Reynoldsburg City Schools earned an A for meeting all 24 standards on the state's new letter-grade state report card, but the district did not earn top grades on all of the new components.
The Ohio Department of Education released new state report card data Aug. 22.
A system of letter grades replaced ratings such as "excellent with distinction," which Reynoldsburg earned on last year's state report card.
The district's performance index score was 100.9, meaning it received a B for that category, which falls under the achievement component, along with the grade for meeting all 24 state standards.
Under the progress component, which measures whether students made a year's progress in math and reading in an academic year, the district earned an overall value-added grade of A. The score in in the value-added subcategory for gifted students was much lower -- a D -- indicating those students did not make a year's worth of academic progress.
The grade for disabled students' progress was a C, which meant those students did achieve one year's academic progress. For students in the lowest 20 percent, the district earned a B, indicating those students made more than one year's worth of academic growth.
The district received a B grade on the gap-closing component, which includes annual measurable objectives (AMO). Gap-closing replaced adequate yearly progress for student ethnic groups, students with disabilities, students who have limited English skills and students from low-income families.
In both its four-year and five-year graduation rates, Reynoldsburg scored a B.
"Overall, our performance was comparable to last year," said Tricia Moore, district director of shared services and partnerships.
"We earned A's in achievement and growth measures, similar to what resulted in our 'excellent with distinction' rating last year," she said. "We are also proud of our B in AMO, which indicates we are making good progress in addressing the needs of students, regardless of income, race, disability or language.
"We are proud of the progress we are making, but we won't be satisfied until every child meets his or her fullest potential," she said.
Moore said this year's state report card provides "a much more granular look at schools' performance with specific groups of children.
"We believe that's a good thing and it highlights areas where we can improve," she said.

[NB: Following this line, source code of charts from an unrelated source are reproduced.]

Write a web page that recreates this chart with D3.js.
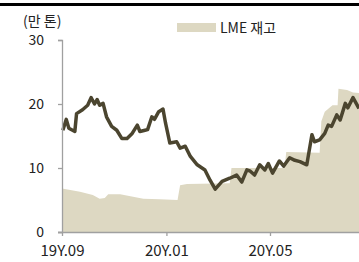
<!DOCTYPE html>
<html>
<head>
<meta charset="utf-8">
<script src="https://cdn.jsdelivr.net/npm/d3@7"></script>
<style>
body{margin:0;background:#fff}
text{font-family:"Noto Sans CJK KR","Noto Sans",sans-serif;fill:#222}
</style>
</head>
<body>
<div id="chart"></div>
<script>
// LME 재고 (area), 가격선 (line) - 만 톤
var stockDates=["2019-09-01","2019-09-22","2019-10-07","2019-10-15","2019-10-21","2019-10-25","2019-11-08","2019-11-23","2019-12-05","2019-12-24","2020-01-14","2020-01-17","2020-01-25","2020-03-15","2020-03-17","2020-05-18","2020-05-20","2020-06-28","2020-06-30","2020-07-04","2020-07-13","2020-07-19","2020-07-20","2020-07-30","2020-08-06","2020-08-13"]
var stockValues=[6.8,6.3,5.8,5.2,5.3,5.9,5.9,5.5,5.2,5.1,5.0,7.3,7.5,7.6,10.0,10.0,12.5,12.4,17.3,18.8,19.8,19.8,22.4,22.2,21.8,21.7]

var lineDates=["2019-09-02","2019-09-06","2019-09-09","2019-09-16","2019-09-18","2019-09-25","2019-10-01","2019-10-05","2019-10-09","2019-10-12","2019-10-15","2019-10-19","2019-10-23","2019-10-29","2019-11-04","2019-11-10","2019-11-16","2019-11-22","2019-11-28","2019-12-01","2019-12-07","2019-12-10","2019-12-15","2019-12-18","2019-12-23","2019-12-28","2019-12-31","2020-01-05","2020-01-13","2020-01-17","2020-01-23","2020-01-29","2020-02-06","2020-02-15","2020-02-21","2020-02-27","2020-03-06","2020-03-15","2020-03-23","2020-03-29","2020-04-04","2020-04-08","2020-04-13","2020-04-19","2020-04-25","2020-04-29","2020-05-04","2020-05-12","2020-05-17","2020-05-24","2020-05-30","2020-06-05","2020-06-13","2020-06-19","2020-06-22","2020-06-28","2020-07-04","2020-07-08","2020-07-12","2020-07-18","2020-07-22","2020-07-28","2020-07-31","2020-08-06","2020-08-11","2020-08-13"]
var lineValues=[15.9,17.6,16.2,15.7,18.5,19.1,19.8,21.0,20.0,20.7,19.8,20.1,18.0,16.5,15.9,14.6,14.6,15.4,16.7,15.7,15.9,16.0,18.0,17.6,18.8,19.2,17.0,13.9,14.1,13.1,13.4,11.8,10.5,9.7,8.1,6.7,7.9,8.4,8.9,7.8,9.7,9.5,8.9,10.5,9.7,10.7,9.2,11.1,10.3,11.6,11.2,11.0,10.5,15.2,14.1,14.4,15.4,16.7,16.5,18.3,17.5,20.1,19.4,21.0,19.8,19.3]

var yTicks=[0,10,20,30]
var xTickDates=["2019-09-01","2020-01-01","2020-05-01"]
var unitLabel="(만 톤)"
var legendLabel="LME 재고"

var svgWidth=359
var svgHeight=262
var margin={top:40,bottom:30,left:62,right:0}
var chartWidth=svgWidth-margin.left-margin.right
var chartHeight=232-margin.top

var parse=d3.timeParse("%Y-%m-%d")
var stock=stockDates.map((d,i)=>({date:parse(d),value:stockValues[i]}))
var line=lineDates.map((d,i)=>({date:parse(d),value:lineValues[i]}))

var svg=d3.select("#chart").append("svg")
    .attr("width",svgWidth)
    .attr("height",svgHeight)

svg.append("rect").attr("x",0).attr("y",3).attr("width",svgWidth).attr("height",3).attr("fill","#000")

var chartGroup=svg.append("g").attr("transform",`translate(${margin.left}, ${margin.top})`)

var x=d3.scaleTime()
    .domain([parse("2019-09-01"),parse("2020-08-13")])
    .range([0,chartWidth])
var y=d3.scaleLinear().domain([0,30]).range([chartHeight,0])

chartGroup.append("path")
    .datum(stock)
    .attr("fill","#ddd8c2")
    .attr("d",d3.area().x(d=>x(d.date)).y0(y(0)).y1(d=>y(d.value)))

chartGroup.append("path")
    .datum(line)
    .attr("fill","none")
    .attr("stroke","#4b452f")
    .attr("stroke-width",3.5)
    .attr("stroke-linejoin","round")
    .attr("d",d3.line().x(d=>x(d.date)).y(d=>y(d.value)))

var leftAxis=d3.axisLeft(y).tickValues(yTicks).tickSize(4).tickPadding(14)
var gy=chartGroup.append("g").call(leftAxis)
var bottomAxis=d3.axisBottom(x).tickValues(xTickDates.map(parse)).tickFormat(d3.timeFormat("%yY.%m")).tickSize(4).tickSizeOuter(0).tickPadding(9)
var gx=chartGroup.append("g").attr("transform",`translate(0, ${chartHeight})`).call(bottomAxis)

svg.selectAll(".domain, .tick line").attr("stroke","#a0a0a0").attr("stroke-width",1.3)
svg.selectAll(".tick text").attr("font-size",14).attr("fill","#222").attr("font-family","'Noto Sans CJK KR',sans-serif")
gx.selectAll(".tick text").attr("font-size",15)
gy.selectAll(".tick text").attr("dy","0.3em")
gx.select(".domain").attr("d",`M-4,0.5H${chartWidth}`)

svg.append("text").attr("x",23).attr("y",26).attr("font-size",14).text(unitLabel)

svg.append("rect").attr("x",177).attr("y",23).attr("width",39).attr("height",9).attr("fill","#ddd8c2")
svg.append("text").attr("x",220).attr("y",33).attr("font-size",14).text(legendLabel)
</script>
</body>
</html>
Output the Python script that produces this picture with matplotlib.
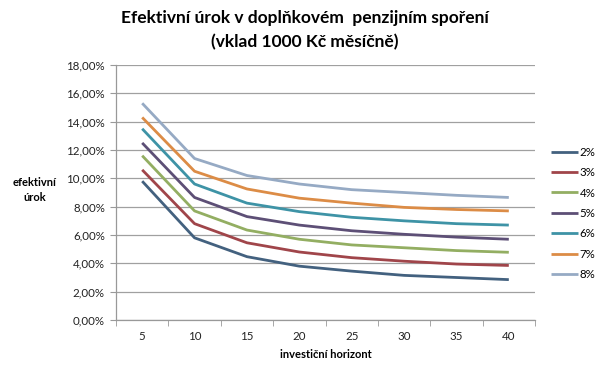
import matplotlib
matplotlib.use("Agg")
import matplotlib.pyplot as plt
import numpy as np

plt.rcParams['font.family'] = ['Lato', 'DejaVu Sans']

horizons = [5, 10, 15, 20, 25, 30, 35, 40]
series_names = ["2%", "3%", "4%", "5%", "6%", "7%", "8%"]
r2 = [9.8, 5.8, 4.47, 3.8, 3.45, 3.15, 3.0, 2.85]
r3 = [10.6, 6.8, 5.45, 4.8, 4.4, 4.15, 3.95, 3.85]
r4 = [11.6, 7.7, 6.35, 5.7, 5.3, 5.1, 4.9, 4.78]
r5 = [12.5, 8.65, 7.3, 6.7, 6.3, 6.05, 5.85, 5.7]
r6 = [13.5, 9.6, 8.25, 7.65, 7.25, 7.0, 6.8, 6.7]
r7 = [14.3, 10.5, 9.25, 8.6, 8.25, 7.95, 7.8, 7.7]
r8 = [15.3, 11.4, 10.2, 9.6, 9.2, 9.0, 8.8, 8.65]
series = [r2, r3, r4, r5, r6, r7, r8]
colors = ['#43617F', '#A0454A', '#93AE62', '#5D4F76', '#3E93A6', '#DC8C46', '#96AAC4']
yticks = [0, 2, 4, 6, 8, 10, 12, 14, 16, 18]
ytick_labels = ["0,00%", "2,00%", "4,00%", "6,00%", "8,00%", "10,00%", "12,00%", "14,00%", "16,00%", "18,00%"]

fig = plt.figure(figsize=(6.1, 3.71), dpi=100)
ax = fig.add_axes([116/610, 1-320/371, (535-116)/610, (320-65)/371])

x = np.arange(len(horizons))
for s, name, c in zip(series, series_names, colors):
    ax.plot(x, s, color=c, lw=2.0, label=name, solid_capstyle='butt')

ax.set_xlim(-0.5, len(horizons) - 0.5)
ax.set_ylim(0, 18)
ax.set_yticks(yticks)
ax.set_yticklabels(ytick_labels, fontsize=8.3, color='#222222')
ax.set_xticks(x)
ax.set_xticklabels([str(h) for h in horizons], fontsize=8.3, color='#222222')
ax.set_xticks(np.arange(-0.5, len(horizons)), minor=True)
ax.tick_params(axis='x', which='major', length=0, pad=8)
ax.tick_params(axis='x', which='minor', length=4, color='#999999', direction='out')
ax.tick_params(axis='y', length=4, color='#999999', direction='out', pad=4)
ax.grid(axis='y', color='#A0A0A0', lw=0.9)
ax.set_axisbelow(True)
for sp in ['top', 'right']:
    ax.spines[sp].set_visible(False)
for sp in ['left', 'bottom']:
    ax.spines[sp].set_color('#999999')
    ax.spines[sp].set_linewidth(0.9)

ax.set_xlabel("investiční horizont", fontsize=8, fontweight='bold', labelpad=5)
fig.text(35/610, 1-190/371, "efektivní\núrok", fontsize=8, fontweight='bold',
         ha='center', va='center', linespacing=1.5)

fig.text(0.5, 1-18/371, "Efektivní úrok v doplňkovém  penzijním spoření", fontsize=12.5,
         fontweight='bold', ha='center', va='center')
fig.text(0.5, 1-42/371, "(vklad 1000 Kč měsíčně)", fontsize=12.5,
         fontweight='bold', ha='center', va='center')

leg = fig.legend(loc='upper left', bbox_to_anchor=(546/610, 1-142/371), frameon=False,
                 fontsize=8.3, handlelength=2.4, handletextpad=0.1, labelspacing=0.82,
                 borderaxespad=0)

fig.savefig("out.png", dpi=100)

She said district leaders are discussing strategies aimed at improving that D grade for the progress of gifted students.
"Our gifted students are performing very well on the state tests and other measures, but they aren't making the amount of academic progress from year to year that we would expect," she said. "We had an indication last year that our value-added for gifted students might not be as high as we would expect."
Moore said the district's first strategy will be an expansion of gifted programming so that more students have the opportunity to participate.

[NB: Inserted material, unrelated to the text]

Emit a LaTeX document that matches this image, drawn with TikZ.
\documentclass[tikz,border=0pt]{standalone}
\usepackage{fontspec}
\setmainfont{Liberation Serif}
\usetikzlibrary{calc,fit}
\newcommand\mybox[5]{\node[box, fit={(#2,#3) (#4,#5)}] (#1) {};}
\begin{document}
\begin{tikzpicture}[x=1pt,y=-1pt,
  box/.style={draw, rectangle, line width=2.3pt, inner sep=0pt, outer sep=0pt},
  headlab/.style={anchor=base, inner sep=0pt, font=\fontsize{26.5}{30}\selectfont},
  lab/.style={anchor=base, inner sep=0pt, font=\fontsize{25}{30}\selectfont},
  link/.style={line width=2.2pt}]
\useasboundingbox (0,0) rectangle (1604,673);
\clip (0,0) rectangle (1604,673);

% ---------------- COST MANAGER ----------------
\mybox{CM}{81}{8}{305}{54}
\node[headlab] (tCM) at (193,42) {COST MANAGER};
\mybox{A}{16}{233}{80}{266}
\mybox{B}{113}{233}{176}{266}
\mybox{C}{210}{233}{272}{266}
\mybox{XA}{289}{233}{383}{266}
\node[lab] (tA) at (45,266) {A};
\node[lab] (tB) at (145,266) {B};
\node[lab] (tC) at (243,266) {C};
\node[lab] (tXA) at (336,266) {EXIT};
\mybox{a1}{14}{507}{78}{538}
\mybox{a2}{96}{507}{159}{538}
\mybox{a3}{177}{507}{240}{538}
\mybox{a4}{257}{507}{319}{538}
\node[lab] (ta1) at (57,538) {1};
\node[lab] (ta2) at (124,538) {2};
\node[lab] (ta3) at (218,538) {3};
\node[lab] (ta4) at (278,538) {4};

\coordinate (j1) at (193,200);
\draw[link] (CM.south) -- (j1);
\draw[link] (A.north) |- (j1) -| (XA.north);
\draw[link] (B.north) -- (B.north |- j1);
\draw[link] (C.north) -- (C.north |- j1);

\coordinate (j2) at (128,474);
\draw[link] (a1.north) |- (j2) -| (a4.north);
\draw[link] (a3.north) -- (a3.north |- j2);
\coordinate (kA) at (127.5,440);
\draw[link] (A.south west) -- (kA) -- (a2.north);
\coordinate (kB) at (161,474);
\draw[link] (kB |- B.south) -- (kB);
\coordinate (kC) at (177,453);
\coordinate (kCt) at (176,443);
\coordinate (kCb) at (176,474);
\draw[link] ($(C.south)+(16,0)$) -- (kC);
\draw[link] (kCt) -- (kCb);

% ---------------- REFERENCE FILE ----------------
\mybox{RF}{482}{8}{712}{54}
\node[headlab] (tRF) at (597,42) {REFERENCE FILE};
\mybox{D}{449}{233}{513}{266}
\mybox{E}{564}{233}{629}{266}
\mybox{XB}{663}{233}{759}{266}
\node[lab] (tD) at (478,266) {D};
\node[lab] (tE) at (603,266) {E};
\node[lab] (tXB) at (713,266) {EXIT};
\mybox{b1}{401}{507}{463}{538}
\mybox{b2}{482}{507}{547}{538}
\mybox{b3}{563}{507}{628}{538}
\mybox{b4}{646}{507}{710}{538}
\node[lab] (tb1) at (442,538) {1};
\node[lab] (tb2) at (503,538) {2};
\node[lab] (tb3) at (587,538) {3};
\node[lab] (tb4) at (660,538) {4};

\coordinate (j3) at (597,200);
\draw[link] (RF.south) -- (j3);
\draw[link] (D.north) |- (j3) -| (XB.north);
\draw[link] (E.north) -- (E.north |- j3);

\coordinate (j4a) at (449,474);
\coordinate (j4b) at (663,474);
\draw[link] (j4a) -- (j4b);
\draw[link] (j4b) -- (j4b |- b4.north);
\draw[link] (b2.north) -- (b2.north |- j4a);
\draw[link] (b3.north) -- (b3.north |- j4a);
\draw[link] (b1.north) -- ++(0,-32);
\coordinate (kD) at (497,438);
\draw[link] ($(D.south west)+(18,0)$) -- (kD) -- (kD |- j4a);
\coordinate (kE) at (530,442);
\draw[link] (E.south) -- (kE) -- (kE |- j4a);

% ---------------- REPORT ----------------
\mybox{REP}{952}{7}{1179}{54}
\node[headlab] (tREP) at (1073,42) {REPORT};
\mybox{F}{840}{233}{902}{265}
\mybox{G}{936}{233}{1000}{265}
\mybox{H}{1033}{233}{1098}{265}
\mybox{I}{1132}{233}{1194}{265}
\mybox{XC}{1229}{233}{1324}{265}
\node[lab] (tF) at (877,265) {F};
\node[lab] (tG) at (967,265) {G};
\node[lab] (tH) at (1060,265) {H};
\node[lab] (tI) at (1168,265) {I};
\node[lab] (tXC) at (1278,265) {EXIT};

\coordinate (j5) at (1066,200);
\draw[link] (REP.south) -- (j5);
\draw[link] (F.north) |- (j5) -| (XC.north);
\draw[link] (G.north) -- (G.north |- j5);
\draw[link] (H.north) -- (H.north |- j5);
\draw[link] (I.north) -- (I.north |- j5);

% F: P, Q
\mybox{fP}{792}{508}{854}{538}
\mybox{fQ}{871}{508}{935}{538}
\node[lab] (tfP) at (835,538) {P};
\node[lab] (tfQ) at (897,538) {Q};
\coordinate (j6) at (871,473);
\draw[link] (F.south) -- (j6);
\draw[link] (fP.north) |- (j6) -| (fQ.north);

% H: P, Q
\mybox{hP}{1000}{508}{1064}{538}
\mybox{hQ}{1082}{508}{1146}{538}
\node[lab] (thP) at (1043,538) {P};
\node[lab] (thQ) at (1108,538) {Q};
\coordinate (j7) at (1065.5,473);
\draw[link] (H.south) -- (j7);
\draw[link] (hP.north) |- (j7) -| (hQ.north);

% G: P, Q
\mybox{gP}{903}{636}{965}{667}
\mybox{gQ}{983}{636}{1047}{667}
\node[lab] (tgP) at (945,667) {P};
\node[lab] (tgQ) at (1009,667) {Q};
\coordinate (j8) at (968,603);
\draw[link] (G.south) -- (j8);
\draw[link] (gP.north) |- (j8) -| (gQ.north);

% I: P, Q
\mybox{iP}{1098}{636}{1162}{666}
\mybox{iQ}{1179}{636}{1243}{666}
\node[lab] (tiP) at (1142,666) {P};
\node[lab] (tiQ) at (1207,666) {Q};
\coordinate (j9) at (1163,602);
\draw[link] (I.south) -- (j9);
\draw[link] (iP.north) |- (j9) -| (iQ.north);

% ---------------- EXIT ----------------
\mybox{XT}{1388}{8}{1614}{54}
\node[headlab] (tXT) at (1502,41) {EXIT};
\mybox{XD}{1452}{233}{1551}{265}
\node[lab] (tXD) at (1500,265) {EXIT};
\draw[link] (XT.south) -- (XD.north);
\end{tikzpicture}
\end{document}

"We have invited parents to a meeting in early September to discuss other strategies aimed at increasing the rigor of instruction for gifted students in both our gifted programs and general education classrooms," she said.
Beginning with the 2015 state report card, the state will give districts letter grades in third-grade literacy and prepared for success, which measures students' college and career readiness.
The state also will give districts an overall letter grade starting in 2015, averaging the individual component grades, with some weighted more than others to make up the overall grade.